In the call, which Malik Faisal Akram made to his brother in England during the 10-hour standoff at the synagogue in Colleyville near Dallas, the gunman can be heard getting increasingly angry as he informs his family about the siege and tells them he’ll be “coming home in a body bag.”
The clip, obtained by the London-based Jewish Chronicle, shows Akram shouting at his brother during their farewell call. In a rant about American wars overseas, the terrorist said: “Why do these fucking motherfuckers come to our countries, rape our women, and fuck our kids? I’m setting a precedent… Maybe they’ll have compassion for fucking Jews.”
ADVERTISEMENT
The call was made after Akram’s brother, Gulbar, was summoned to a police station in Blackburn, England, to assist in the attempts to resolve the unfolding hostage situation in Texas. The terrorist became angry after his brother told him that what he was doing was a sin, and he shouted over Gulbar’s attempts to persuade him to release the hostages.
During the call, Akram repeatedly called for the Pakistani neuroscientist Aafia Siddiqui, who’s imprisoned at nearby Fort Worth in Texas, to be freed from her sentence for her attempts to kill U.S. troops in Afghanistan. “She’s in [prison] for 84 years, they fucking framed her,” he ranted.
It becomes clear during the call that Akram wanted to be killed.
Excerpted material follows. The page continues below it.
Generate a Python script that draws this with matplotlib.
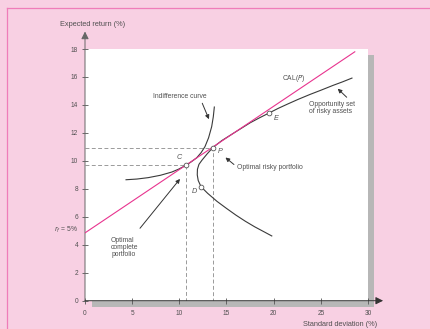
import matplotlib
matplotlib.use("Agg")
import matplotlib.pyplot as plt
from matplotlib.lines import Line2D
from matplotlib.patches import Rectangle

# Capital allocation line (rf = 5%)
cal_sigma = [0, 28.6]
cal_return = [4.85, 17.8]

# Opportunity set of risky assets
opp_sigma = [19.8, 19.0, 18.0, 17.0, 16.0, 15.0, 14.0, 13.0, 12.3, 12.0, 11.9,
             11.92, 12.08, 12.4, 12.95, 13.55, 14.5, 15.7, 16.6, 17.5, 18.5,
             19.5, 20.5, 21.5, 22.6, 23.85, 25.0, 26.3, 27.3, 28.3]
opp_return = [4.63, 4.92, 5.28, 5.68, 6.12, 6.6, 7.1, 7.68, 8.15, 8.6, 9.0,
              9.4, 9.75, 10.05, 10.5, 10.95, 11.45, 11.96, 12.34, 12.72, 13.08,
              13.42, 13.76, 14.07, 14.4, 14.75, 15.05, 15.4, 15.65, 15.92]

# Indifference curve
ind_sigma = [4.35, 5.5, 6.7, 8.0, 9.2, 9.9, 10.75, 11.3, 11.84, 12.3, 12.72,
             13.1, 13.43, 13.6, 13.71]
ind_return = [8.65, 8.7, 8.8, 8.97, 9.2, 9.4, 9.7, 9.95, 10.22, 10.58, 11.02,
              11.65, 12.45, 13.15, 13.85]

# Labelled portfolios
point_names = ['C', 'P', 'D', 'E']
point_sigma = [10.75, 13.55, 12.3, 19.5]
point_return = [9.7, 10.95, 8.15, 13.42]

x_ticks = [0, 5, 10, 15, 20, 25, 30]
y_ticks = [0, 2, 4, 6, 8, 10, 12, 14, 16, 18]

W, H = 431, 329
pink_bg = '#f8d0e3'
pink_line = '#e8348f'
ink = '#3a3a3a'
txt = '#505050'
font = 'Liberation Sans'

fig = plt.figure(figsize=(W / 100, H / 100), dpi=100, facecolor=pink_bg)
ax = fig.add_axes([85 / W, 1 - 300.7 / H, 283 / W, 251.7 / H])
ax.set_facecolor('white')
ax.set_xlim(0, 30)
ax.set_ylim(0, 18)

# pink frame of the page
fig.add_artist(Line2D([7 / W, 1.01], [1 - 8 / H, 1 - 8 / H], transform=fig.transFigure,
                      color='#ef7db9', lw=0.9))
fig.add_artist(Line2D([7 / W, 7 / W], [-0.01, 1 - 8 / H], transform=fig.transFigure,
                      color='#ef7db9', lw=0.9))

# gray drop shadow of the white panel
ax.add_patch(Rectangle((30, -0.45), 0.64, 18.02, color='#b7b7b7', clip_on=False, zorder=0.5, lw=0))
ax.add_patch(Rectangle((0.74, -0.45), 29.9, 0.45, color='#b7b7b7', clip_on=False, zorder=0.5, lw=0))

for s in ax.spines.values():
    s.set_visible(False)

# axes with arrow heads
ax.annotate('', xy=(0, 19.25), xytext=(0, 0), annotation_clip=False,
            arrowprops=dict(arrowstyle='-|>', color='#666', lw=0.7, mutation_scale=11,
                            shrinkA=0, shrinkB=0))
ax.annotate('', xy=(31.6, 0), xytext=(0, 0), annotation_clip=False,
            arrowprops=dict(arrowstyle='-|>', color='#333', lw=0.7, mutation_scale=11,
                            shrinkA=0, shrinkB=0))

ax.set_xticks(x_ticks)
ax.set_yticks(y_ticks)
ax.tick_params(direction='inout', length=5, width=0.6, color='#555',
               labelsize=4.7, labelcolor=txt)
ax.tick_params(axis='y', pad=2.5)
ax.tick_params(axis='x', pad=4)
for lab in ax.get_xticklabels() + ax.get_yticklabels():
    lab.set_family(font)

# dashed guides for C and P
dash = dict(color='#9a9a9a', lw=0.7, ls=(0, (4, 2.5)), zorder=1)
for i in (0, 1):
    ax.plot([0, point_sigma[i], point_sigma[i]], [point_return[i], point_return[i], 0], **dash)

ax.plot(ind_sigma, ind_return, color=ink, lw=0.8, zorder=2)
ax.plot(opp_sigma, opp_return, color=ink, lw=0.8, zorder=2)
ax.plot(cal_sigma, cal_return, color=pink_line, lw=0.8, zorder=3)
ax.plot(point_sigma, point_return, 'o', ms=3.4, mfc='white', mec='#555', mew=0.6, zorder=4)

# point letters
letter_pos = [(9.96, 10.21), (14.31, 10.66), (11.59, 7.8), (20.25, 13.05)]
for name, (lx, ly) in zip(point_names, letter_pos):
    ax.text(lx, ly, name, fontsize=5.2, style='italic', color=txt, family=font,
            ha='center', va='center')

tk = dict(fontsize=4.9, color=txt, family=font)
ax.text(10.02, 14.59, 'Indifference curve', ha='center', va='center', **tk)
ax.text(22.16, 15.86, 'CAL($P$)', ha='center', va='center', **tk)
ax.text(23.71, 13.75, 'Opportunity set\nof risky assets', ha='left', va='center',
        linespacing=1.0, **tk)
ax.text(16.14, 9.51, 'Optimal risky portfolio', ha='left', va='center', **tk)
ax.text(2.76, 3.8, 'Optimal\ncomplete\nportfolio', ha='left', va='center',
        linespacing=1.0, **tk)
ax.text(-0.75, 5.06, '$r_f$ = 5%', ha='right', va='center', clip_on=False, **tk)

ax.text(0.82, 19.77, 'Expected return (%)', ha='center', va='center', clip_on=False,
        fontsize=5.3, color=txt, family=font)
ax.text(27.0, -1.67, 'Standard deviation (%)', ha='center', va='center', clip_on=False,
        fontsize=5.3, color=txt, family=font)

# pointer arrows
arrows = [((12.43, 14.12), (13.14, 12.98)),
          ((27.74, 14.55), (26.79, 15.16)),
          ((15.79, 9.74), (14.89, 10.24)),
          ((5.83, 5.18), (10.07, 8.71))]
for tail, head in arrows:
    ax.annotate('', xy=head, xytext=tail,
                arrowprops=dict(arrowstyle='-|>', color='#333', lw=0.7,
                                mutation_scale=6, shrinkA=0, shrinkB=0))

fig.savefig('out.png', dpi=100, facecolor=pink_bg)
In the recording, the terrorist told his brother: “I’ve asked Allah for this death, Allah is with me, I’m not worried in the slightest... I’d rather live one day as a lion than 100 years as a jackal... I’m going to go toe-to-toe with [police] and they can shoot me dead… I’m coming home in a body bag.”
His final words to his brother were: “Anyway, I’m getting off.” He was soon shot dead by the FBI, but all four of his hostages escaped unharmed.
In a statement following the siege, Gulbar Akram said: “There was nothing we could have said to him or done that would have convinced him to surrender... We are absolutely devastated as a family... Any attack on any human being is wrong and should always be condemned.”
Meanwhile, on Thursday, police in Manchester, England, arrested two men in connection with the synagogue siege. In a statement, police said the men, whose names and ages have not been released, are “in custody for questioning” and are held as part of an “ongoing investigation.”
Two teens arrested earlier this week were released without charge.